Singer Natalie 'A'i will be a special guest, along with Robert Cazimero. Cazimero, Casupang, Baker and former hula brothers Manu Boyd and Moses Crabbe will honor the memory of Helen Desha Beamer in mele.
"The concert's opening will be a video introduction of the halau's family, both personal and hula, and we'll dance to 'Kaimuki Hula,' which was the first winning song for Halau Na Kamalei; 'Popohe,' which Michael and I wrote for our kumu Robert; and then 'Pua Lililehua,' a song honoring Aunty Maiki," Baker said.
After several hula kahiko, the first half of the concert will end with a bloopers section, "a fun thing that shows we can make fun of ourselves."
A trilogy section that begins the second half comprises basic pahu dances that are part of the usual hula repertoire. Next is a section that will be especially moving, a memory of Queen Liliuokalani and her resting place, Uluhaimalama, which is just down the hill from the halau's headquarters.
The finale looks to the future and includes songs from Casupang and Baker's latest CD, "Listen to Your Heart," copies of which will be sold in the concert hall lobby to help raise funds, along with the sale of items from a silent auction.
THE HALAU, which per-formed in Japan in March, will be participating in the nation's longest-running dance festival when it travels to the East Coast.
Thanks to a video submission, "we were invited to go to the Jacob's Pillow dance festival in the Berkshire Mountains in Massachusetts," Baker said. "It's an honor for us to get into the festival because it's noted for inviting only the very best dance groups from the world over.
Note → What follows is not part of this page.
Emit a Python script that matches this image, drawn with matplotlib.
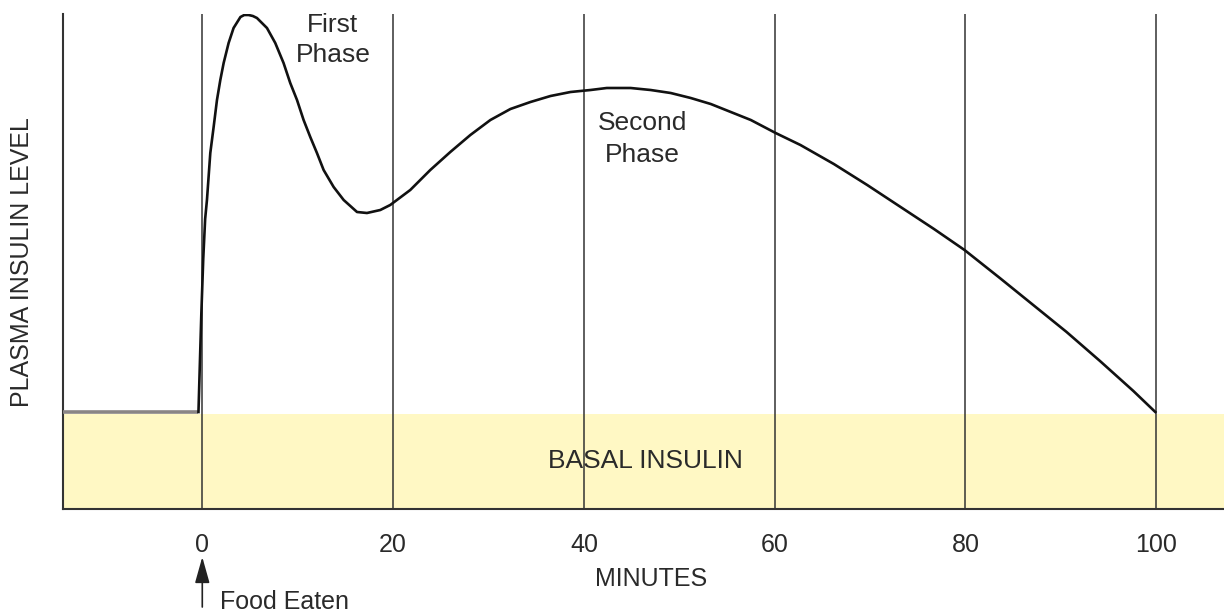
import matplotlib as mpl
mpl.use('Agg')
import matplotlib.pyplot as plt

plt.rcParams['font.family'] = ['Liberation Sans', 'DejaVu Sans']

# insulin curve (x = minutes, y = arbitrary level)
basal_x = [-14.6, -0.4]
basal_y = [97, 97]
curve_x = [-0.4, -0.3, -0.1, 0.1, 0.3, 0.49, 0.84, 1.19, 1.54, 1.89, 2.24, 2.76, 3.28,
           4.0, 4.4, 4.85, 5.3, 5.73, 6.78, 7.65, 8.52, 9.22, 9.93, 10.62, 11.32,
           12.02, 12.72, 13.77, 14.82, 16.22, 17.26, 18.66, 19.7, 21.8, 23.9, 26.0,
           28.1, 30.2, 32.3, 34.4, 36.5, 38.6, 40.7, 42.4, 44.9, 47.0, 49.1, 51.2,
           53.3, 55.4, 57.5, 60.1, 62.7, 66.2, 69.7, 73.2, 76.7, 79.9, 83.6, 87.1,
           90.6, 94.1, 97.6, 99.9]
curve_y = [97, 130, 195, 250, 290, 309, 356, 382, 409, 429, 446, 466, 481,
           492, 494, 494, 493, 491, 481, 466, 446, 426, 409, 389, 372,
           356, 339, 322, 309, 297, 296, 299, 304, 319, 339, 357,
           374, 389, 400, 407, 413, 417, 419, 421, 421, 419, 416, 411,
           405, 397, 389, 376, 364, 345, 324, 302, 280, 259, 231, 204,
           177, 148, 118, 97]
basal_top = 95
grid_x = [0, 20, 40, 60, 80, 100]
tick_labels = ['0', '20', '40', '60', '80', '100']

fig = plt.figure(figsize=(12.24, 6.14), dpi=100)
ax = fig.add_axes([63/1224, 105/614, 1 - 63/1224, 495/614])
ax.set_xlim(-14.6, 107.1)
ax.set_ylim(0, 495)

ax.axhspan(0, basal_top, color='#fff8c4', zorder=0, lw=0)
for gx in grid_x:
    ax.axvline(gx, color='#333333', lw=1.1, zorder=1)

ax.plot(basal_x, basal_y, color='#8a8585', lw=2.6, zorder=3, solid_capstyle='butt')
ax.plot(curve_x, curve_y, color='#111111', lw=1.9, zorder=4, solid_joinstyle='round')

for s in ['top', 'right']:
    ax.spines[s].set_visible(False)
for s in ['left', 'bottom']:
    ax.spines[s].set_color('#333333')
    ax.spines[s].set_linewidth(1.5)

ax.set_yticks([])
ax.set_xticks(grid_x)
ax.set_xticklabels(tick_labels)
ax.tick_params(axis='x', length=0, pad=17, labelsize=18, labelcolor='#2a2a2a')

txt = '#2a2a2a'
ax.text(13.7, 469, 'First\nPhase', ha='center', va='center', fontsize=19, color=txt, linespacing=1.33)
ax.text(46.1, 370, 'Second\nPhase', ha='center', va='center', fontsize=19, color=txt, linespacing=1.42)
ax.text(46.5, 48, 'BASAL INSULIN', ha='center', va='center', fontsize=19, color=txt)

tr = ax.get_xaxis_transform()
ax.text(47, -0.141, 'MINUTES', transform=tr, ha='center', va='center', fontsize=18, color=txt)
ax.text(1.9, -0.188, 'Food Eaten', transform=tr, ha='left', va='center', fontsize=18, color=txt)
ax.annotate('', xy=(0, -0.097), xytext=(0, -0.198), xycoords=tr, textcoords=tr,
            arrowprops=dict(arrowstyle='-|>,head_length=1.6,head_width=0.45',
                            lw=1.2, color='#222222', shrinkA=0, shrinkB=0),
            annotation_clip=False)

fig.text(22/1224, 1 - 262/614, 'PLASMA INSULIN LEVEL', rotation=90, ha='center',
         va='center', fontsize=18, color=txt)

plt.savefig('out.png', dpi=100)
plt.close()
To take hula to that kind of stage is incredible."
After the festival, their are plans to do more dates in Massachusetts, workshops in D.C. and Virginia for expatriate Hawaiian groups and then a visit to Wolf Trap to meet a Hawaiian contingent that includes Halau O Kekuhi, the Brothers Cazimero and Ledward Ka'apana. Finally, the halau will be in New York to perform and do workshops at the National Museum of the American Indian.
"And most of us are planning to go see Loretta Ables Sayre in 'South Pacific,'" Baker adds. "She's done a show with us in the past, and she was able to coordinate our getting tickets to see her in the show."